The park takes a progressive rather than retrospective approach, with an elemental design process of applying and linking surface components individually ordering, positioning and connecting the parks large central field, waterfront boardwalk and stepped amphitheatre and shelter buildings. -
offSET Shed House
From a context of accrued bach-esk dwellings in a south facing coastal surf community, a strategy of sequencing building sets (aka surf) was generated to scale new form to its surrounds. Building sets are then offset to allow seasonal living and circulation options for variations in wind and sun exposure.
Summer opens and invites in community; with diagonal movement connecting offset and shaded external spaces. Here living holds minimal interior use, with summer circulation defining informal house boundaries, and the control of sand. -
Alexandra Tent House
A house within a frontier environment and set to encourage freedom as a super-insulated and permanent tent within an inland southern New Zealand basin.
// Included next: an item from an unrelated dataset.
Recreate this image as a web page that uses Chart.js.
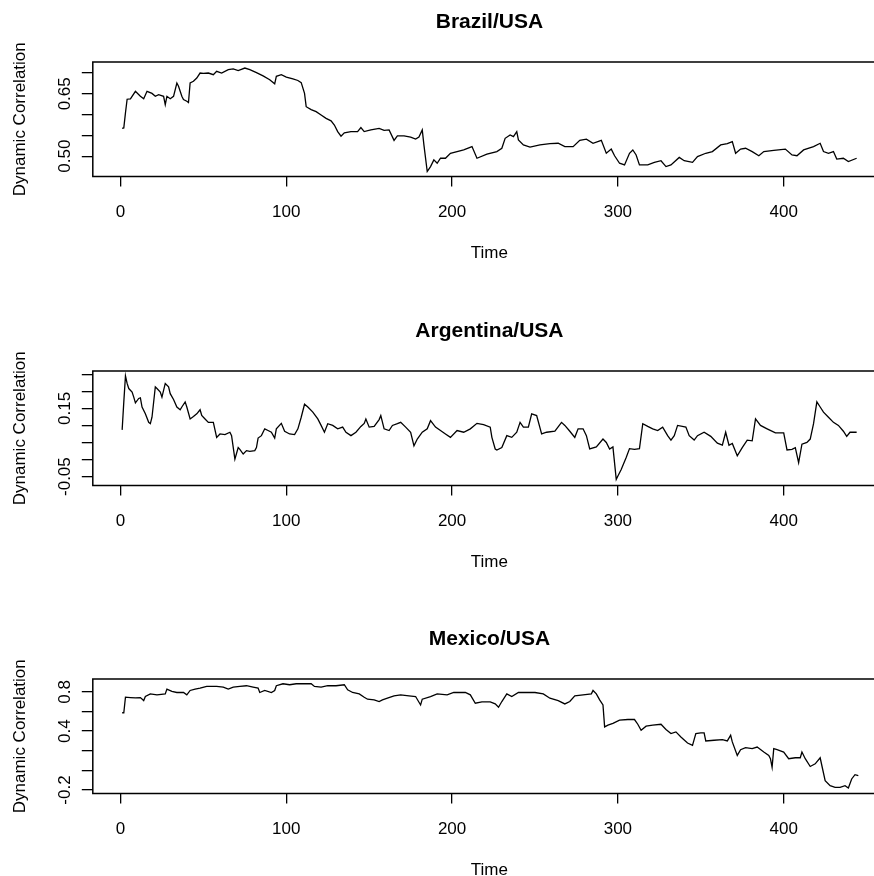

A landscape of big sky and barren, open ground with extremes of temperature interchanging between winter permafrost and summer arid heat.
The house places an externally insulated concrete core, as ‘tent’, beneath a sheltering ‘fly’ to articulate light and scale.The wilderness remains unadorned and wild, fence free. -
Whakatane Library & Exhibition Centre
Library, museum and gallery facilities are placed within an abandoned large scale retail space, reinvented to provide meaningful and effective public architecture for the people of Whakatane.
Irving Smith Jack Architects won a design competition for this civic reinvention, with an architecture explored and subsequently developed through research and consideration of how an existing ‘big box’’ can be reconnected back to public use, and to encourage greater library participation within a Provincial community. -
NMIT Arts and Media Building
This building is a venue for arts teaching and exhibition and a tool to educate the NZ construction industry in creative structural timber use.
Laminated Veneer Timber (LVL) is used for all structural components, incorporating world first seismic engineering using post tensioned timber shear walls. All structural components are grown, milled and manufactured within an 80km “Radius of Source”. Sustainable passive approaches to daylighting, ventilation and shading combine with double glazing to reduce energy use.